▸ DIRECTION:
Restate, exactly and without pictures, the lines from the start of the listing below through the line holding "import plotly.graph_objects as go".

▸ INFORMATION SUPPLIED:
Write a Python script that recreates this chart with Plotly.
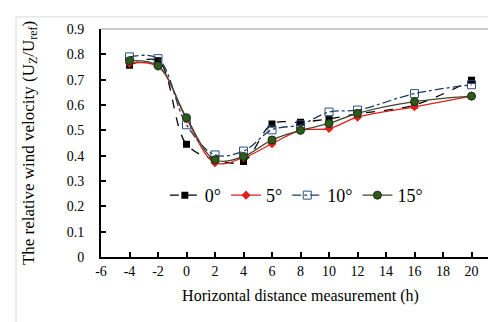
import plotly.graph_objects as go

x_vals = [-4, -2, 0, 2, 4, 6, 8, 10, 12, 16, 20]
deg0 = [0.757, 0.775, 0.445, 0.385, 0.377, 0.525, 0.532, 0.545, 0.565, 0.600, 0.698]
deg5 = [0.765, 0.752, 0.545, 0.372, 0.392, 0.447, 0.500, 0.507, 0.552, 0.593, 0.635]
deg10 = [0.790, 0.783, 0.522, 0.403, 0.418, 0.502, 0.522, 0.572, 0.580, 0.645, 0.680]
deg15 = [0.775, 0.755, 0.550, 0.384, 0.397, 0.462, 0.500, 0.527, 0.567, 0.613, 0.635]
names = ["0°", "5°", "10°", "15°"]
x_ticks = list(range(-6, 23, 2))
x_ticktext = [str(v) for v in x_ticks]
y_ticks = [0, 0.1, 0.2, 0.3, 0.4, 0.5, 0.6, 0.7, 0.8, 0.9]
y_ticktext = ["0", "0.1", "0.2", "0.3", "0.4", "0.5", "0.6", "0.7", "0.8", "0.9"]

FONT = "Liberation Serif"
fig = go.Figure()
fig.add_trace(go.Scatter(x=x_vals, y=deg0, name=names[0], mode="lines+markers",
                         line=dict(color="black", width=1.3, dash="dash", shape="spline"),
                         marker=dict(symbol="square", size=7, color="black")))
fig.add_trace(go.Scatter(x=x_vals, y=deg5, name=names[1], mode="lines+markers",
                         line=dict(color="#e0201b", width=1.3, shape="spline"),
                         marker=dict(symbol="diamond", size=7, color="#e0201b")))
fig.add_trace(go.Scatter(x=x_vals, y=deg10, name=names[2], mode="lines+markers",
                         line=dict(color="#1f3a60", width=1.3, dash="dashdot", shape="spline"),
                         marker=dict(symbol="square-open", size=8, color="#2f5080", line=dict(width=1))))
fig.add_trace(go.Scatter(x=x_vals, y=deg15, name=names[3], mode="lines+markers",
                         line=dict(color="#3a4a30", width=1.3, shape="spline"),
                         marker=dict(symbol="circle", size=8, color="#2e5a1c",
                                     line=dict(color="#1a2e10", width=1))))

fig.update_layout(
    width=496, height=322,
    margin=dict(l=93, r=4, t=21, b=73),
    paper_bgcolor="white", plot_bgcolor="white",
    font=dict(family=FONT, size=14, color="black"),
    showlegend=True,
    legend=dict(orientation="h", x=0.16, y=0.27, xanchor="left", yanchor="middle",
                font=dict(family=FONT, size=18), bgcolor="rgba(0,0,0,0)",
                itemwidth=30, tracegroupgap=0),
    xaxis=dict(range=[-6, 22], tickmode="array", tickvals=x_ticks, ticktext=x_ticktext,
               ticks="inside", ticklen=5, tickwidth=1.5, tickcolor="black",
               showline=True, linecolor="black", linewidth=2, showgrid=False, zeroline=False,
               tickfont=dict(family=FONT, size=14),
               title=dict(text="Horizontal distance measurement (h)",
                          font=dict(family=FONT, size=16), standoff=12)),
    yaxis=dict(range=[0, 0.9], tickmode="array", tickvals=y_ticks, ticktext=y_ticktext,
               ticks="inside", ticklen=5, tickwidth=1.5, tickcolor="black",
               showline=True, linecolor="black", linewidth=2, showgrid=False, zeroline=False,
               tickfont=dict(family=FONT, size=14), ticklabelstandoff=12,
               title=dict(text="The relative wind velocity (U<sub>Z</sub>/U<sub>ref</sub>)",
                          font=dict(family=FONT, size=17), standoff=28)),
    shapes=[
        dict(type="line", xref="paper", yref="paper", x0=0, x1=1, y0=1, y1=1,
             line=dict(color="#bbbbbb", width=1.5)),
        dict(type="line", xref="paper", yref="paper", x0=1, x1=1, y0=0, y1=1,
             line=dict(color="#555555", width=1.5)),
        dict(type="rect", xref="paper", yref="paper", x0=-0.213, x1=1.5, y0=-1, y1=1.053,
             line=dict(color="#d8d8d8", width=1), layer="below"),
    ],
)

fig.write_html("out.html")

▸ THE REPLY:
Write a Python script that recreates this chart with Plotly.
import plotly.graph_objects as go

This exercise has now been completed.